As far as modeling it better for the game... we'd need to be able to spread certain domestic animals and crops within latitude and elevation limits, and we'd probably need to have a certain amount of unhealthiness caused by trade routes, as well as wars. Also, colonies on new continets should be unhhealthy to colonists, too.
 
Guns, Germs, and Steel, while insightful, is a very myopic version of history that i'm not sure I want Civ5 to replicate, as his theory of geographical determinism would make an incredibly boring game, certainly, and in historical circles is not the only theory on why certain nations 'succeeded'.
 
I think that plagues should spawn out of cities with significant :yuck: based on how much there is over the health cap. The one thing about civ4 was nobody really gave a damn about :yuck: . Sure, it limited city size but unlike unhappiness there was no real penalty associated with it, it takes food away until you get a grocer or a hospital put up, big deal. If I had a city at 6 above the unhealthy threshold I didn't care, -6f is a little annoying but there's no incentive for me to control population growth to avoid :yuck: . The issue solves itself.

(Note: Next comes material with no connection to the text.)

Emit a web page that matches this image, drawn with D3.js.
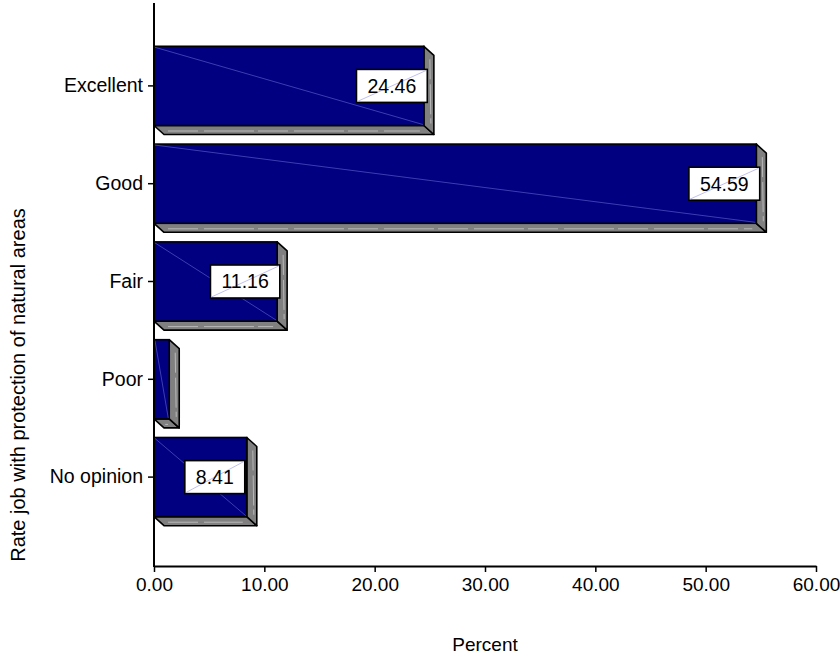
<!DOCTYPE html>
<html>
<head>
<meta charset="utf-8">
<script src="https://cdn.jsdelivr.net/npm/d3@7"></script>
<style>
  html, body { margin: 0; padding: 0; background: #fff; }
  text { font-family: Arial, "Liberation Sans", sans-serif; }
</style>
</head>
<body>
<svg id="chart" width="840" height="658"></svg>
<script>
const categories = ["Excellent", "Good", "Fair", "Poor", "No opinion"];
const values = [24.46, 54.59, 11.16, 1.38, 8.41];
const labels = ["24.46", "54.59", "11.16", "", "8.41"];
const xTicks = [0, 10, 20, 30, 40, 50, 60];
const xTitle = "Percent";
const yTitle = "Rate job with protection of natural areas";

const svg = d3.select("#chart");
const axisY = 566, axisX = 154;
const FONT = "Arial, 'Liberation Sans', sans-serif";

const x = d3.scaleLinear().domain([0, 60]).range([axisX, 816]);
const y = d3.scaleBand().domain(categories).range([37, 526])
  .paddingInner(0.19).paddingOuter(0.095);

const dx = 10, dy = 9;
const data = categories.map((c, i) => ({ c, v: values[i], l: labels[i] }));

const bars = svg.append("g");
data.forEach(d => {
  const x0 = x(0), x1 = x(d.v), t = y(d.c), b = y(d.c) + y.bandwidth();
  const g = bars.append("g");
  // bottom face
  g.append("path")
    .attr("d", `M${x0},${b}L${x1},${b}L${x1 + dx},${b + dy}L${x0 + dx},${b + dy}Z`)
    .attr("fill", "#808080").attr("stroke", "#000").attr("stroke-width", 1.6)
    .attr("stroke-linejoin", "round");
  g.append("line")
    .attr("x1", x0 + dx + 4).attr("y1", b + dy / 2 + 1)
    .attr("x2", x1 - 4).attr("y2", b + dy / 2 + 1)
    .attr("stroke", "#b8b8b8").attr("stroke-width", 1).attr("stroke-dasharray", "30,6,50,4");
  // side face
  g.append("path")
    .attr("d", `M${x1},${t}L${x1 + dx},${t + dy}L${x1 + dx},${b + dy}L${x1},${b}Z`)
    .attr("fill", "#808080").attr("stroke", "#000").attr("stroke-width", 1.6)
    .attr("stroke-linejoin", "round");
  g.append("line")
    .attr("x1", x1 + dx / 2 + 1).attr("y1", t + dy + 4)
    .attr("x2", x1 + dx / 2 + 2).attr("y2", b - 2)
    .attr("stroke", "#b8b8b8").attr("stroke-width", 1).attr("stroke-dasharray", "20,5,30,4");
  // front face
  g.append("rect")
    .attr("x", x0).attr("y", t).attr("width", x1 - x0).attr("height", b - t)
    .attr("fill", "#000080").attr("stroke", "#000").attr("stroke-width", 1.6);
  g.append("line")
    .attr("x1", x0 + 1).attr("y1", t + 1).attr("x2", x1 - 1).attr("y2", b - 1)
    .attr("stroke", "#6f6fd8").attr("stroke-width", 0.7).attr("opacity", 0.8);
});

// value labels
const lab = svg.append("g").attr("font-size", 19.5);
data.filter(d => d.l).forEach(d => {
  const cx = x(d.v) - 32, cy = y(d.c) + y.bandwidth() / 2;
  const g = lab.append("g");
  const txt = g.append("text").attr("x", cx).attr("y", cy)
    .attr("text-anchor", "middle").attr("dy", "0.35em").attr("fill", "#000").text(d.l);
  const w = txt.node().getComputedTextLength() + 22, h = 33;
  g.insert("rect", "text").attr("x", cx - w / 2).attr("y", cy - h / 2)
    .attr("width", w).attr("height", h).attr("fill", "#fff")
    .attr("stroke", "#000").attr("stroke-width", 1.6);
  g.insert("line", "text").attr("x1", cx - w / 2 + 1).attr("y1", cy + h / 2 - 1)
    .attr("x2", cx + w / 2 - 1).attr("y2", cy - h / 2 + 1)
    .attr("stroke", "#b0b0ee").attr("stroke-width", 0.8);
});

// x axis
const xa = svg.append("g").attr("transform", `translate(0,${axisY})`)
  .call(d3.axisBottom(x).tickValues(xTicks).tickFormat(d3.format(".2f"))
    .tickSize(6).tickSizeOuter(0).tickPadding(6));
xa.select(".domain").attr("stroke-width", 2);
xa.selectAll(".tick line").attr("stroke-width", 1.5);
xa.selectAll("text").attr("font-size", 19).attr("font-family", FONT).attr("fill", "#000");

// y axis
const ya = svg.append("g").attr("transform", `translate(${axisX},0)`)
  .call(d3.axisLeft(y).tickSize(6).tickSizeOuter(0).tickPadding(5));
ya.select(".domain").remove();
ya.selectAll(".tick line").attr("stroke-width", 1.5);
ya.selectAll("text").attr("font-size", 19.5).attr("font-family", FONT).attr("fill", "#000");
svg.append("line").attr("x1", axisX).attr("x2", axisX).attr("y1", 3).attr("y2", axisY + 1)
  .attr("stroke", "#000").attr("stroke-width", 2);

// titles
svg.append("text").attr("x", (x(0) + x(60)) / 2).attr("y", 651)
  .attr("text-anchor", "middle").attr("font-size", 19).text(xTitle);
svg.append("text").attr("transform", `translate(25,385) rotate(-90)`)
  .attr("text-anchor", "middle").attr("font-size", 20).text(yTitle);
</script>
</body>
</html>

It would create the ability to control the outbreak of plague so you've got nobody to blame but yourself for lack of population control if one starts up in your territory. I think that civs should find out about your plague based on their espionage, and when they find it they'd close their borders to prevent it spreading to them. Would also create another incentive for espionage which is great.

And this game is already based on geographic determinism, who's going to win, the guy who starts with 1 food and 10 plains in BFC or the guy who starts on a double floodplain river with two gold and seafood in BFC? Cases that extreme are rare, but nobody here will disagree that a good starting location makes the difference between a walk in the park and a hard fought victory.
 
Disease would not be fun.. an everything else already exists.. it is vitally important that your civ starts in a good spot, and resources are available.
 
I hate the idea. I just do.
Any plagues would end up being a mechanic at least as hated as CIV4 global warming.
It is simply an disadvantage that you can do nothing to prevent.

Civ is about strategy and not randomness.

I'd go a step further and say that Civ IV was great because it was about choices being important, not just in the fact you had to make them, but that the ones you made could be better or worse than others depending on circumstance. The entire Cottage vs. Farming is the pinnacle of this.
 
Civilizations that didn't get access to pigs, horses, for example did not advance beyond villages and even in south America when the natives built giant momunents (without knowledge of the wheel and more crucially, lacking the muscle power of horses) civilizaiton took much longer to develop and failed to advance sufficiently enough before being overwhelmed by new contacts from the old world.

The Inca peaked 20 million people. The Aztec 25 million. That's each like all of Europe at the time.